歳時記|5月 皐月(さつき)

ひとえに冷奴といいましても

豆腐の調理法は無限大で、江戸時代に日本で初めてのレシピ本として「豆腐百珍」という百種の料理を紹介する本が発行されていたほど。調理次第で何色にも染まりやすい魅力的な食材だったことが伺えます。

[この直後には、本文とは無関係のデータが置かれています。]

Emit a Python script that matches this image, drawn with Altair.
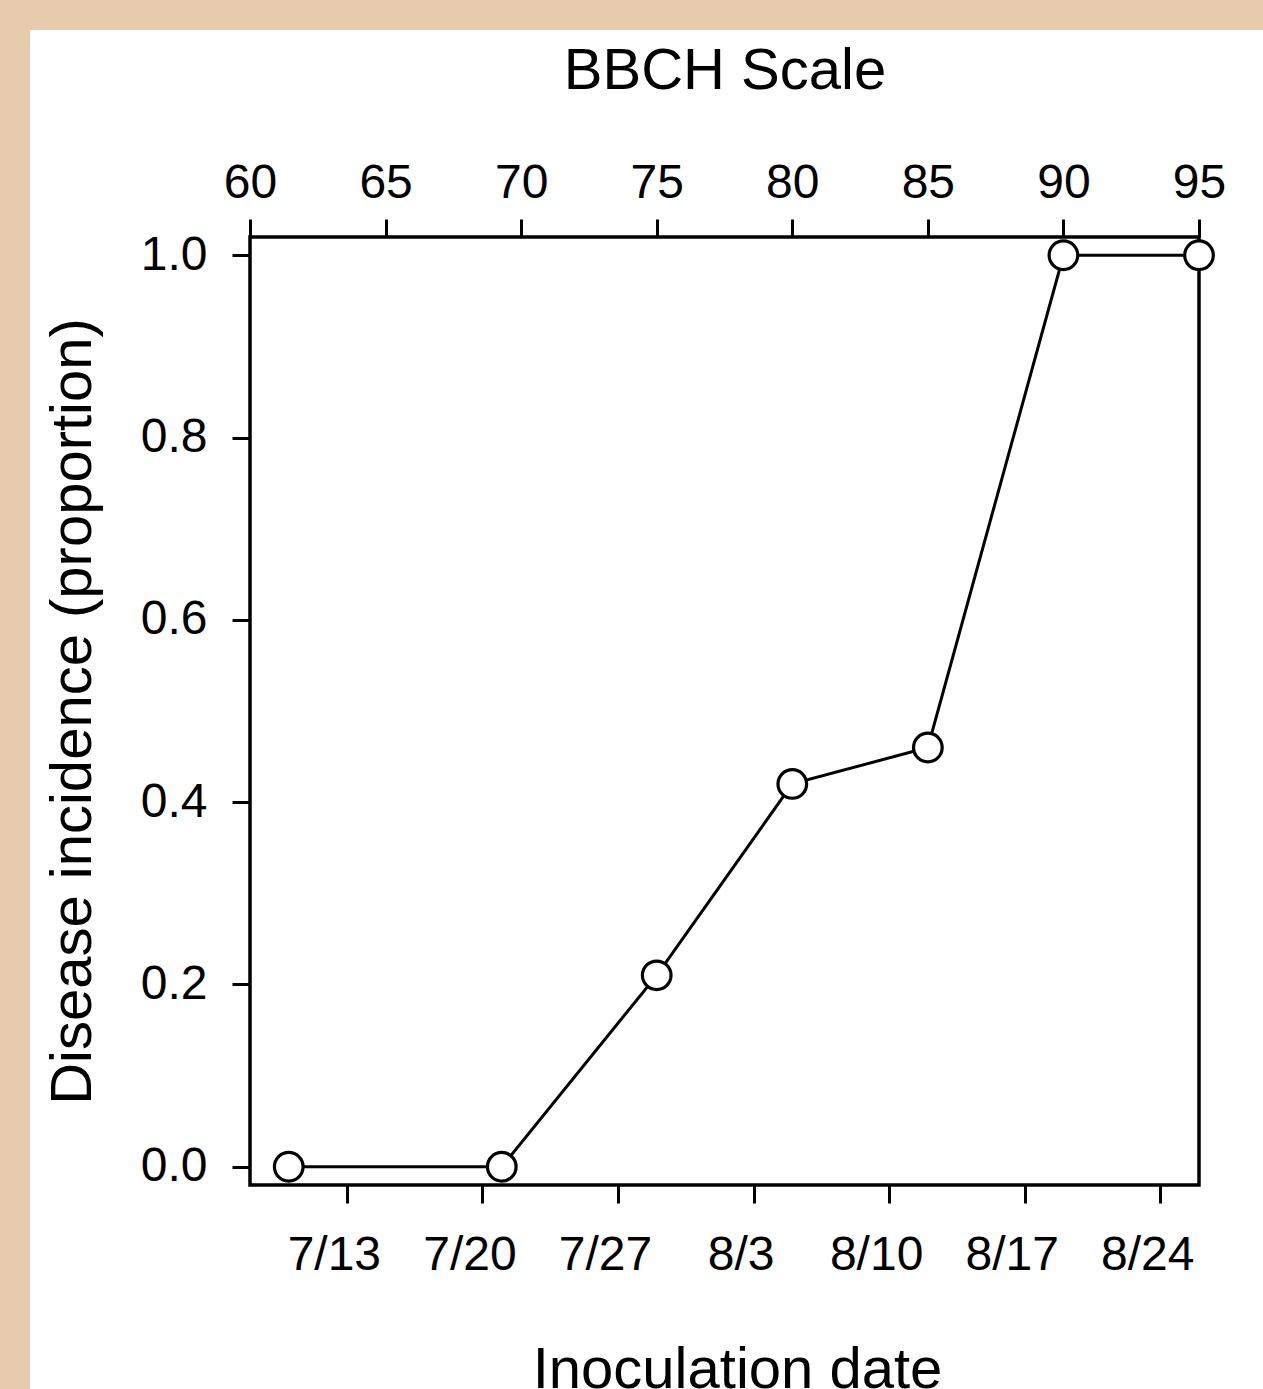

流行の食材とかけ合わせても、どんな食材とも共存しあう冷奴が世界のスタンダードに、なんてことも遠くない話かも。

わたしのお気に入り ~たまり醤油編~

日本人にかかせない調味料のひとつ「醤油」には、濃口醤油、薄口醤油、たまり醤油、再仕込醤油、白醤油の五種類があり、それぞれ相性の良い食材があります。一般的には、濃口醤油が家庭の台所に常備されていますが、ここ愛知県では「たまり醤油」と「白醤油」を作っている蔵が多くあり、醸造文化に興味がある人には嬉しい土地柄なんです。

個人的に味噌がとても好きで、中でも赤味噌派な私はたまり醤油が好み。もともと、豆味噌を作る工程でにじみ出た液体が美味しかったことから始まった醤油なので、豆味噌が豊富な愛知県ならではの醤油であることがわかります。

たまり醤油は色が濃いので辛いと思われがちですが塩分は白醤油の方が高く、まろやかな味わい。なかでも私のお気に入りは、知多郡武豊町にある南蔵「つれそい」。使っている塩もこだわりの天日塩。香りも芳醇で、特にもめん豆腐と相性が抜群です。よく考えたら「豆+豆」なので相性が良いのも納得です。知れば知るほど奥が深い醤油。食べ物によって変えてみるのも通な楽しみです。